Andreas (ZWO): Besonders spannend finde ich, dass ihr für Elegie auch ein Testabenteuer entworfen habt. Nun zeichnet sich das Buch ja durch starke Charaktere aus. Arbeitet ihr mit den Romanfiguren oder habt ihr eine Szene herausgegriffen?

Janika: Beides. Für das aktuelle Testabenteuer haben wir erst mal nur das Setting verwendet. Natürlich haben wir dort einige Easter Eggs versteckt, wer den Roman gelesen hat, wird sicherlich einiges wieder erkennen. Außerdem haben wir noch eine ausführlichere Version in Planung, dabei werden wir auch Charaktere aus dem Roman aufgreifen, teilweise auch als NPC´s auftreten lassen. Für beide Versionen ist uns aber der Spielspaß wichtig, der Roman ist keine Voraussetzung. Sollte jemand im Anschluss an das Abenteuer Lust bekommen, Elegie zu lesen, würde uns das natürlich freuen. 

Andreas (ZWO): Vielleicht kann man daran auch die Besonderheiten des Rollenspiels zeigen. Was waren denn besondere Herausforderungen bei der Umsetzung? Lässt sich eine literarische Vorlage als Abenteuer umsetzen? 

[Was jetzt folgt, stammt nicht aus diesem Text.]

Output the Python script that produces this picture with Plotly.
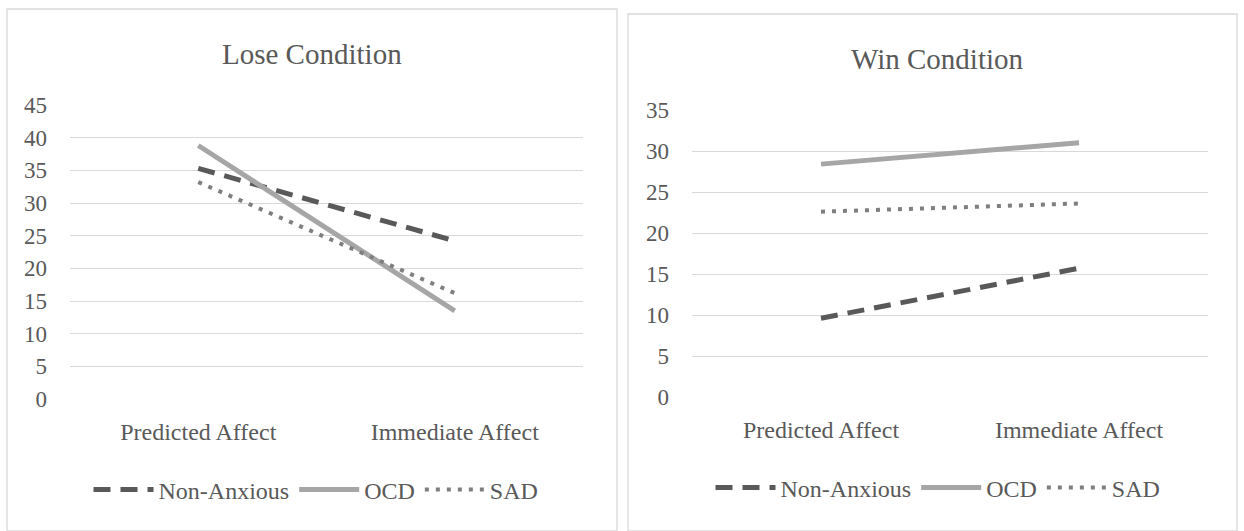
import plotly.graph_objects as go

categories = ["Predicted Affect", "Immediate Affect"]
series_names = ["Non-Anxious", "OCD", "SAD"]

lose_non_anxious = [35.3, 24.2]
lose_ocd = [38.8, 13.5]
lose_sad = [33.2, 16.2]

win_non_anxious = [9.6, 15.7]
win_ocd = [28.4, 31.0]
win_sad = [22.6, 23.6]

lose_ticks = [0, 5, 10, 15, 20, 25, 30, 35, 40, 45]
win_ticks = [0, 5, 10, 15, 20, 25, 30, 35]

W, H = 1244, 531
FONT = "Liberation Serif, Times New Roman, serif"
TXT = "#595959"

styles = {
    "Non-Anxious": dict(color="#595959", width=5, dash="17px,10px"),
    "OCD": dict(color="#a6a6a6", width=5, dash="solid"),
    "SAD": dict(color="#7f7f7f", width=4, dash="4px,7px"),
}

fig = go.Figure()

for name, vals in zip(series_names, [lose_non_anxious, lose_ocd, lose_sad]):
    fig.add_trace(go.Scatter(x=categories, y=vals, mode="lines", name=name,
                             line=styles[name], xaxis="x", yaxis="y",
                             legend="legend"))
for name, vals in zip(series_names, [win_non_anxious, win_ocd, win_sad]):
    fig.add_trace(go.Scatter(x=categories, y=vals, mode="lines", name=name,
                             line=styles[name], xaxis="x2", yaxis="y2",
                             legend="legend2"))

def px(x):
    return x / W

def py(y):
    return 1 - y / H

xaxis_common = dict(showline=False, zeroline=False, ticks="", automargin=False,
                    type="category", range=[-0.5, 1.5], showgrid=False,
                    ticklabelstandoff=16,
                    tickfont=dict(family=FONT, size=24, color=TXT))
yaxis_common = dict(showline=False, zeroline=False, ticks="", automargin=False,
                    showgrid=True, gridcolor="#d9d9d9", gridwidth=1.3,
                    ticklabelstandoff=22,
                    tickfont=dict(family=FONT, size=23, color=TXT))

legend_font = dict(family=FONT, size=24, color=TXT)

fig.update_layout(
    template="none",
    width=W, height=H,
    margin=dict(l=0, r=0, t=0, b=0, autoexpand=False),
    paper_bgcolor="white", plot_bgcolor="white",
    font=dict(family=FONT, color=TXT),
    xaxis=dict(domain=[px(70), px(583)], anchor="y", **xaxis_common),
    yaxis=dict(domain=[py(399), py(105)], range=[0, 45], tickvals=lose_ticks,
               anchor="x", **yaxis_common),
    xaxis2=dict(domain=[px(692), px(1208)], anchor="y2", **xaxis_common),
    yaxis2=dict(domain=[py(397), py(110)], range=[0, 35], tickvals=win_ticks,
                anchor="x2", **yaxis_common),
    legend=dict(orientation="h", x=px(316), y=py(490), xanchor="center",
                yanchor="middle", font=legend_font, bgcolor="rgba(0,0,0,0)",
                itemwidth=60),
    legend2=dict(orientation="h", x=px(938), y=py(488), xanchor="center",
                 yanchor="middle", font=legend_font, bgcolor="rgba(0,0,0,0)",
                 itemwidth=60),
    shapes=[
        dict(type="rect", xref="paper", yref="paper", x0=px(7), x1=px(617),
             y0=py(531), y1=py(9), line=dict(color="#d9d9d9", width=1.3)),
        dict(type="rect", xref="paper", yref="paper", x0=px(628), x1=px(1237),
             y0=py(531), y1=py(14), line=dict(color="#d9d9d9", width=1.3)),
    ],
    annotations=[
        dict(text="Lose Condition", xref="paper", yref="paper", x=px(312),
             y=py(54), xanchor="center", yanchor="middle", showarrow=False,
             font=dict(family=FONT, size=29, color=TXT)),
        dict(text="Win Condition", xref="paper", yref="paper", x=px(937),
             y=py(59), xanchor="center", yanchor="middle", showarrow=False,
             font=dict(family=FONT, size=29, color=TXT)),
    ],
)

fig.write_html("out.html")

Janika: Die größte Herausforderung für mich persönlich war, Informationen und Spielspaß auszubalancieren und zu viele Spoiler zu vermeiden. Ansonsten denke ich: Es hat immer Vor- und Nachteile, wenn man mit einer Vorlage arbeitet. Man ist natürlich weniger flexibel. Beim Haus, dem Grundstück und auch der Umgebung mussten wir uns nach dem richten, was der Roman vorgegeben hat. Das Entwickeln der Details ging dafür recht schnell, weil wir nicht alles neu erfinden mussten. Es war zum Beispiel schnell klar, was die Spieler*innen in den jeweiligen Zimmern finden können: Nützliches wie Batterien, aber auch Erinnerungsstücke, die lediglich für die Romanfiguren – also NPC`s – einen nostalgischen Wert haben.

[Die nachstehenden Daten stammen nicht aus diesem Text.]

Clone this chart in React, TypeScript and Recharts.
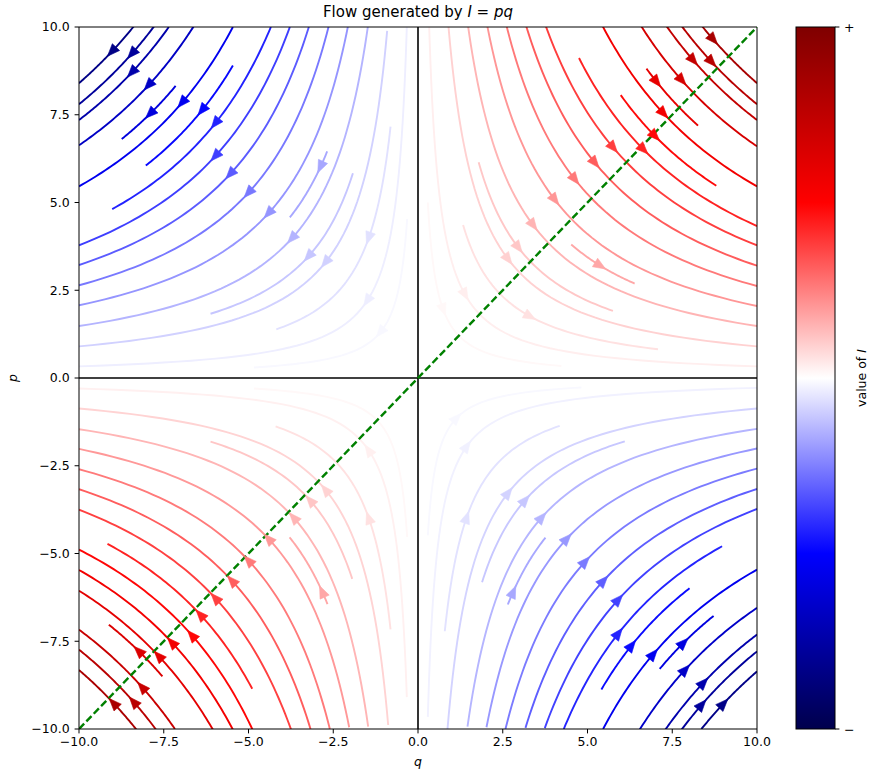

An diesem Beispiel kann man unser Moralsystem gut erklären: Wie im Roman wird auch im Abenteuer die zentrale Frage sein: Könnte das Haus ein neues Zuhause werden, lässt sich dort etwas aufbauen? Oder soll die Gruppe lieber weiter ziehen? Jetzt gibt es verschiedene Optionen: Die Gruppe ist total harmonisch und entscheidet sich ohne Probleme für eine der zwei Varianten. Oder: Sie diskutieren. Vielleicht zerstreiten sie sich auch komplett. Uneinigkeit und Stress hat bei unserem System definitiv Nachteile, gerade, wenn Zombies auftauchen. Was in der ZZG natürlich nicht so abwegig ist ...

Andreas (ZWO): Zuletzt würden mich deine Pläne für 2022 interessieren. Was hast du in Vorbereitung und was dürfen wir von der Zone erwarten? Vielleicht sogar schon etwas zum Rollenspiel?

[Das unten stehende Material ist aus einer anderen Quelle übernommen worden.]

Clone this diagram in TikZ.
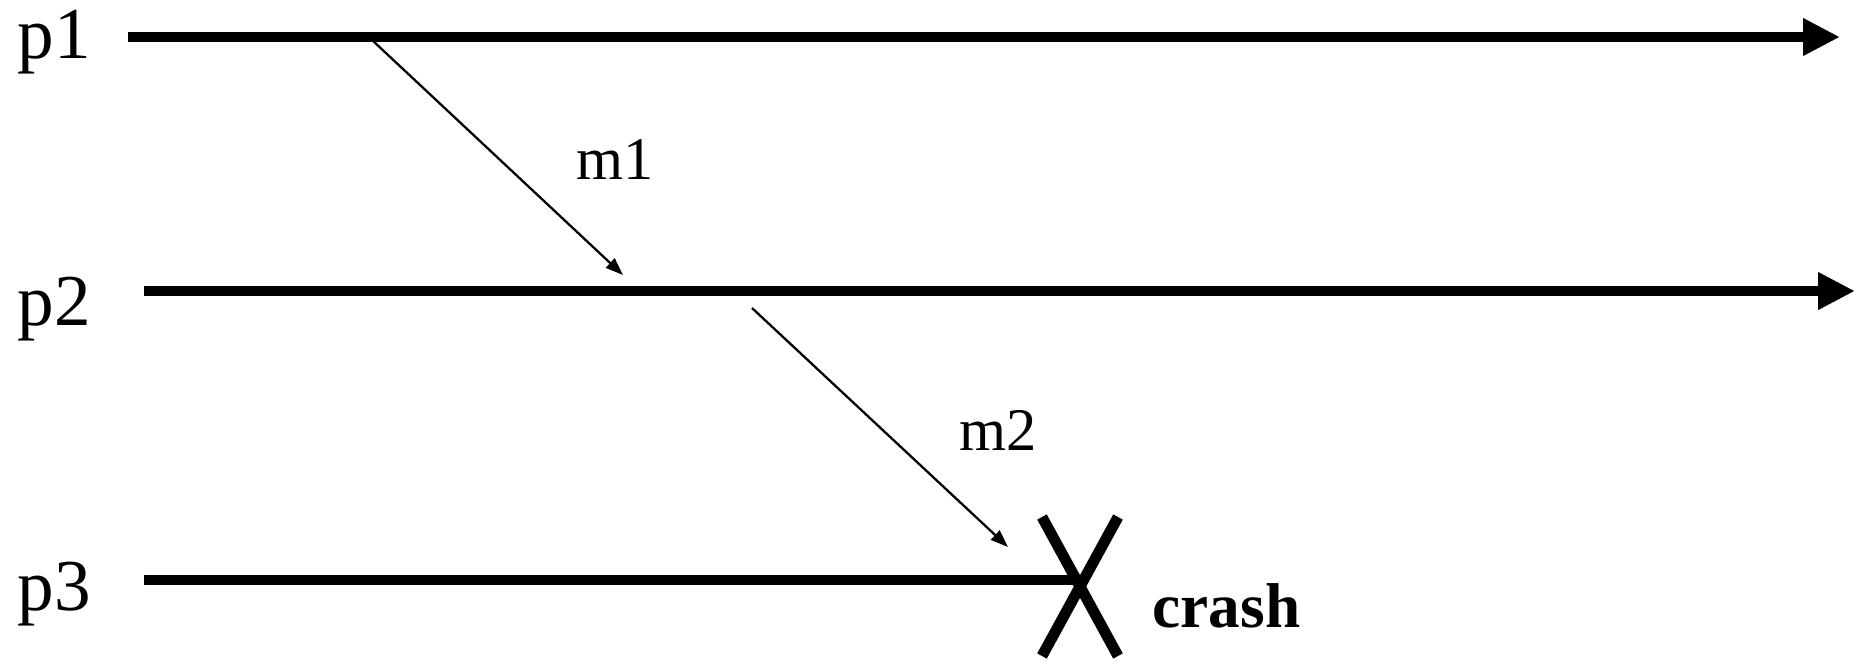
\documentclass[tikz,border=0pt]{standalone}
\usepackage{fontspec}
\setmainfont{Liberation Serif}
\usetikzlibrary{arrows.meta,positioning}

\tikzset{
  procline/.style={line width=3pt,-{Triangle[length=10.5pt,width=10pt]}},
  msgline/.style={line width=0.65pt,-{Triangle[length=5pt,width=3.6pt]}},
  crossline/.style={line width=3.1pt},
  proclabel/.style={anchor=base west,inner sep=0pt,font=\fontsize{20.8}{24}\selectfont},
  msglabel/.style={anchor=base west,inner sep=0pt,font=\fontsize{17.2}{20}\selectfont},
}

\begin{document}
\begin{tikzpicture}[x=0.01cm,y=-0.01cm]
  \useasboundingbox (0,0) rectangle (1866,663);
  % processes
  \node[proclabel] (p1) at (17,58) {p1};
  \node[proclabel] (p2) at (17,325) {p2};
  \node[proclabel] (p3) at (17,610) {p3};
  \coordinate (p1start) at (128,37);
  \coordinate (p1end) at (1840,37);
  \coordinate (p2start) at (144,291);
  \coordinate (p2end) at (1855,291);
  \coordinate (p3start) at (144,580);
  \coordinate (crashpt) at (1080,580);
  \draw[procline] (p1start) -- (p1end);
  \draw[procline] (p2start) -- (p2end);
  \draw[line width=3pt] (p3start) -- (crashpt);
  % crash mark
  \coordinate (xtl) at (1042,517);
  \coordinate (xbr) at (1118,656);
  \coordinate (xtr) at (1118,517);
  \coordinate (xbl) at (1042,656);
  \draw[crossline] (xtl) -- (xbr);
  \draw[crossline] (xtr) -- (xbl);
  \node[anchor=base west,inner sep=0pt,font=\fontsize{18}{21}\selectfont\bfseries]
    (crash) at (1152,627) {crash};
  % messages
  \coordinate (m1from) at (372,40);
  \coordinate (m1to) at (623,275);
  \coordinate (m2from) at (752,308);
  \coordinate (m2to) at (1008,547);
  \draw[msgline] (m1from) -- (m1to);
  \draw[msgline] (m2from) -- (m2to);
  \node[msglabel] (m1) at (576,179) {m1};
  \node[msglabel] (m2) at (959,450) {m2};
\end{tikzpicture}
\end{document}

Janika: Zwischen den Jahren haben wir uns eine kreative Auszeit beim Rollenspiel gegönnt; jetzt starten wir wieder durch und ich freue mich sehr darauf. Wir werden 2022 mit der ZZG auf einigen Cons vertreten sein, das Konzept vorstellen und vielleicht sogar unsere ersten Live-Testrunden anbieten – vorausgesetzt, dass dies unter Pandemie-Bedingungen möglich ist. Außerdem planen wir eine Crowdfunding-Kampagne, um die Sache zu finanzieren.

 

Darüber hinaus werde ich 2022 Mitherausgeberin einer Steampunk-Anthologie sein, gemeinsam mit Yvonne Tunnat.[Herausgeber*innen aktualisiert am 27.04.22]

Mein eigenes literarisches Hauptvorhaben für dieses Jahr ist eine lose zusammenhängende Trilogie. So viel kann ich schon mal verraten: Es kommen surreale Elemente vor und ich entlehne erneut Themen aus der (japanischen) Märchenwelt. Zombies gibt es allerdings nicht. Bis jetzt jedenfalls.    


Andreas (ZWO): Das klingt nach einem produktiven 2022. Dafür viel Erfolg! Wir sind schon gespannt weiter von euren Projekten berichten zu können!